Going-down and semistar operations

چکیده مقاله

If $D\subseteq T$ is an extension of (commutative integral) domains
and $\star$ (resp., $\star'$) is a semistar operation on $D$ (resp.,
$T$), we define what it means for $D\subseteq T$ to satisfy the
$(\star,\star')$-$\GD$ property. Sufficient conditions are given for
$(\star,\star')$-$\GD$, generalizing classical sufficient conditions
for $\GD$ such as flatness, openness of the contraction map of
spectra and the hypotheses of the classical going-down theorem. If
$\star$ is a semistar operation on a domain $D$, we define what it
means for $D$ to be a $\star$-$\GD$ domain, generalizing the notion
of a going-down domain.

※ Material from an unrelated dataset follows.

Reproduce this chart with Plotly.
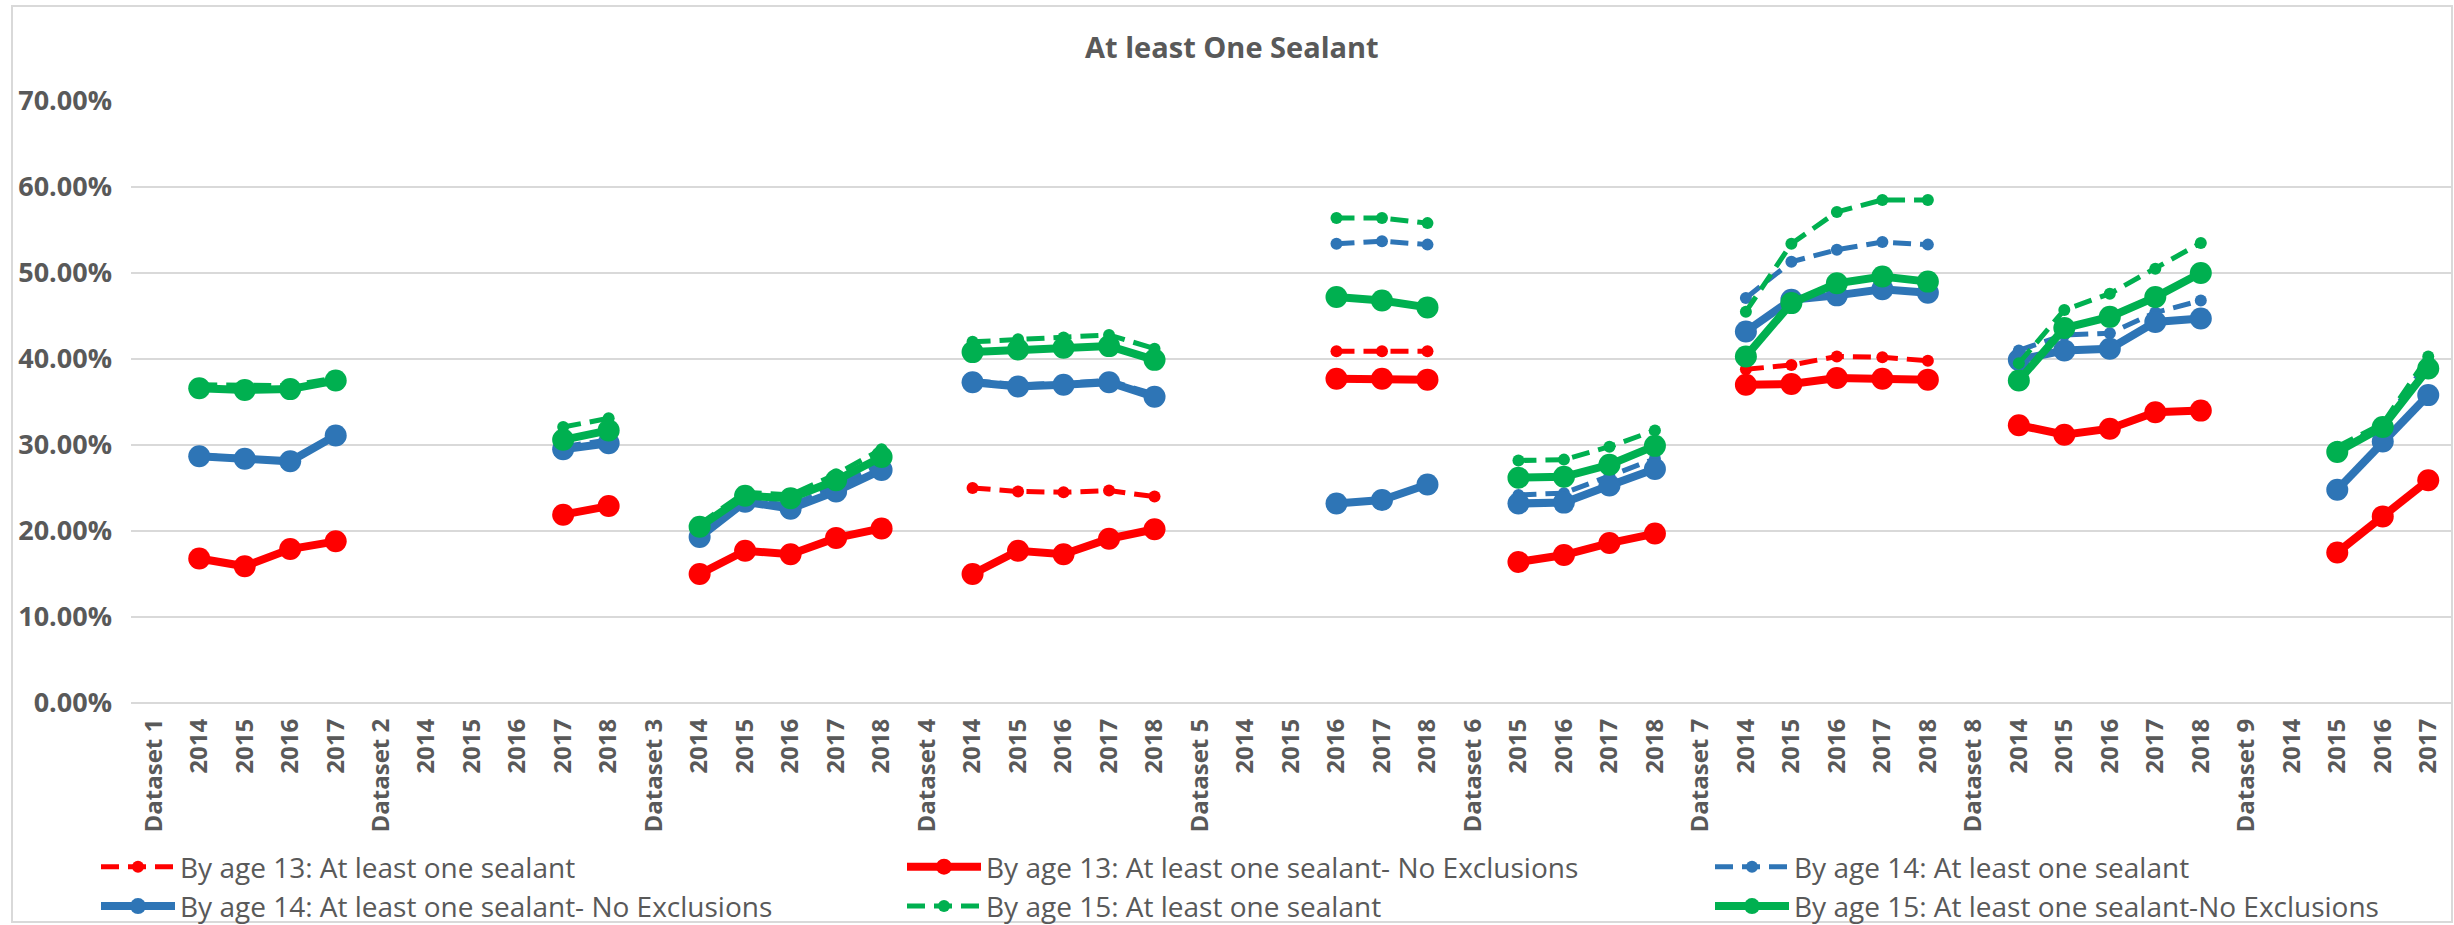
import plotly.graph_objects as go

# X-axis categories: each dataset label followed by its years
categories = [
    "Dataset 1", "2014", "2015", "2016", "2017",
    "Dataset 2", "2014", "2015", "2016", "2017", "2018",
    "Dataset 3", "2014", "2015", "2016", "2017", "2018",
    "Dataset 4", "2014", "2015", "2016", "2017", "2018",
    "Dataset 5", "2014", "2015", "2016", "2017", "2018",
    "Dataset 6", "2015", "2016", "2017", "2018",
    "Dataset 7", "2014", "2015", "2016", "2017", "2018",
    "Dataset 8", "2014", "2015", "2016", "2017", "2018",
    "Dataset 9", "2014", "2015", "2016", "2017",
]

N = None
# Percent values aligned with categories (None = no value / line break)
age13 = [N, N, N, N, N,
         N, N, N, N, N, N,
         N, N, N, N, N, N,
         N, 25.0, 24.6, 24.5, 24.7, 24.0,
         N, N, N, 40.9, 40.9, 40.9,
         N, N, N, N, N,
         N, 38.8, 39.3, 40.3, 40.2, 39.8,
         N, N, N, N, N, N,
         N, N, N, N, N]
age13_noexcl = [N, 16.8, 15.9, 17.9, 18.8,
                N, N, N, N, 21.9, 22.9,
                N, 15.0, 17.7, 17.3, 19.2, 20.3,
                N, 15.0, 17.7, 17.3, 19.1, 20.2,
                N, N, N, 37.7, 37.7, 37.6,
                N, 16.4, 17.2, 18.6, 19.7,
                N, 37.0, 37.1, 37.8, 37.7, 37.6,
                N, 32.3, 31.2, 31.9, 33.8, 34.0,
                N, N, 17.5, 21.7, 25.9]
age14 = [N, 28.8, 28.5, 28.2, 31.2,
         N, N, N, N, 29.8, 30.6,
         N, 19.6, 23.6, 23.0, 25.2, 27.8,
         N, 37.5, 37.0, 37.2, 37.5, 35.9,
         N, N, N, 53.4, 53.7, 53.3,
         N, 24.2, 24.4, 26.4, 28.4,
         N, 47.1, 51.3, 52.7, 53.6, 53.3,
         N, 41.0, 42.8, 43.0, 45.4, 46.8,
         N, N, 29.5, 32.3, 39.8]
age14_noexcl = [N, 28.7, 28.4, 28.1, 31.1,
                N, N, N, N, 29.5, 30.2,
                N, 19.3, 23.4, 22.6, 24.6, 27.1,
                N, 37.3, 36.8, 37.0, 37.3, 35.6,
                N, N, N, 23.2, 23.6, 25.4,
                N, 23.2, 23.3, 25.3, 27.2,
                N, 43.2, 46.9, 47.4, 48.1, 47.7,
                N, 39.9, 41.0, 41.2, 44.3, 44.7,
                N, N, 24.8, 30.4, 35.8]
age15 = [N, 37.0, 36.9, 36.9, 37.8,
         N, N, N, N, 32.1, 33.1,
         N, 20.8, 24.5, 24.2, 26.6, 29.5,
         N, 42.0, 42.3, 42.5, 42.8, 41.2,
         N, N, N, 56.4, 56.4, 55.8,
         N, 28.2, 28.3, 29.8, 31.7,
         N, 45.5, 53.4, 57.1, 58.5, 58.5,
         N, 39.5, 45.7, 47.6, 50.5, 53.5,
         N, N, 29.8, 32.5, 40.3]
age15_noexcl = [N, 36.6, 36.4, 36.5, 37.5,
                N, N, N, N, 30.6, 31.7,
                N, 20.5, 24.1, 23.8, 25.9, 28.6,
                N, 40.8, 41.1, 41.3, 41.5, 39.9,
                N, N, N, 47.2, 46.8, 46.0,
                N, 26.2, 26.3, 27.7, 29.9,
                N, 40.3, 46.5, 48.8, 49.6, 49.0,
                N, 37.5, 43.6, 44.9, 47.2, 50.0,
                N, N, 29.2, 32.1, 38.9]

RED, BLUE, GREEN = "#FF0000", "#2E75B6", "#00B050"
TEXT = "#595959"
FONT = "Open Sans"

W, H = 2454, 925
ML, MR, MT, MB = 131, 3, 101, 222
PW, PH = W - ML - MR, H - MT - MB

x = list(range(len(categories)))

series = [
    ("By age 13: At least one sealant", age13, RED, True, "legend"),
    ("By age 13: At least one sealant- No Exclusions", age13_noexcl, RED, False, "legend2"),
    ("By age 14: At least one sealant", age14, BLUE, True, "legend3"),
    ("By age 14: At least one sealant- No Exclusions", age14_noexcl, BLUE, False, "legend"),
    ("By age 15: At least one sealant", age15, GREEN, True, "legend2"),
    ("By age 15: At least one sealant-No Exclusions", age15_noexcl, GREEN, False, "legend3"),
]

fig = go.Figure()
for name, vals, color, dashed, leg in series:
    if dashed:
        line = dict(color=color, width=5, dash="18px,9px")
        marker = dict(color=color, size=12, symbol="circle")
    else:
        line = dict(color=color, width=8)
        marker = dict(color=color, size=22, symbol="circle")
    fig.add_trace(go.Scatter(
        x=x, y=vals, name=name, mode="lines+markers",
        line=line, marker=marker, connectgaps=False, legend=leg,
    ))

def px_to_paper_x(px):
    return (px - ML) / PW

def px_to_paper_y(py):
    return (H - MB - py) / PH

legend_common = dict(
    orientation="v", xanchor="left", yanchor="top",
    y=px_to_paper_y(842), font=dict(family=FONT, size=28, color=TEXT),
    itemwidth=74, tracegroupgap=0, bgcolor="rgba(0,0,0,0)",
)

fig.update_layout(
    width=W, height=H,
    margin=dict(l=ML, r=MR, t=MT, b=MB, autoexpand=False),
    paper_bgcolor="white", plot_bgcolor="white",
    title=dict(text="At least One Sealant", x=0.502, xref="container",
               y=1 - 48 / H, yanchor="middle", xanchor="center",
               font=dict(family=FONT, size=29, color=TEXT, weight="bold")),
    xaxis=dict(
        range=[-0.5, len(categories) - 0.5], tickmode="array",
        tickvals=x, ticktext=categories, tickangle=-90,
        tickfont=dict(family=FONT, size=24, color=TEXT, weight="bold"),
        showgrid=False, zeroline=False, showline=False, ticks="",
        ticklabelstandoff=10,
    ),
    yaxis=dict(
        range=[0, 70], dtick=10, tickformat=".2f", ticksuffix="%",
        tickfont=dict(family=FONT, size=27, color=TEXT, weight="bold"),
        showgrid=True, gridcolor="#D9D9D9", gridwidth=2,
        zeroline=True, zerolinecolor="#D9D9D9", zerolinewidth=2,
        showline=False, ticks="", ticklabelstandoff=18,
    ),
    legend=dict(legend_common, x=px_to_paper_x(96)),
    legend2=dict(legend_common, x=px_to_paper_x(902)),
    legend3=dict(legend_common, x=px_to_paper_x(1710)),
    showlegend=True,
    shapes=[dict(
        type="rect", xref="paper", yref="paper",
        x0=px_to_paper_x(12), x1=px_to_paper_x(2452),
        y0=px_to_paper_y(922), y1=px_to_paper_y(6),
        line=dict(color="#D9D9D9", width=2), fillcolor="rgba(0,0,0,0)",
        layer="below",
    )],
)

fig.write_html("out.html")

In determining whether a domain $D$ is a
$\widetilde{\star}$-$\GD$ domain, the domain extensions $T$ of $D$
for which $(\widetilde{\star},\star')$-$\GD$ is tested can be the
$\widetilde{\star}$-valuation overrings of $D$, the simple overrings
of $D$, or all $T$. $P\star MD$s are characterized as the
$\widetilde{\star}$-treed (resp., $\widetilde{\star}$-$\GD$) domains
$D$ which are $\widetilde{\star}$-finite conductor domains such that
$D^{\widetilde{\star}}$ is integrally closed. Several
characterizations are given of the $\widetilde{\star}$-Noetherian
domains $D$ of $\widetilde{\star}$-dimension $1$ in terms of the
behavior of the $(\star,\star')$-linked overrings of $D$ and the
$\star$-Nagata rings $Na(D,\star)$.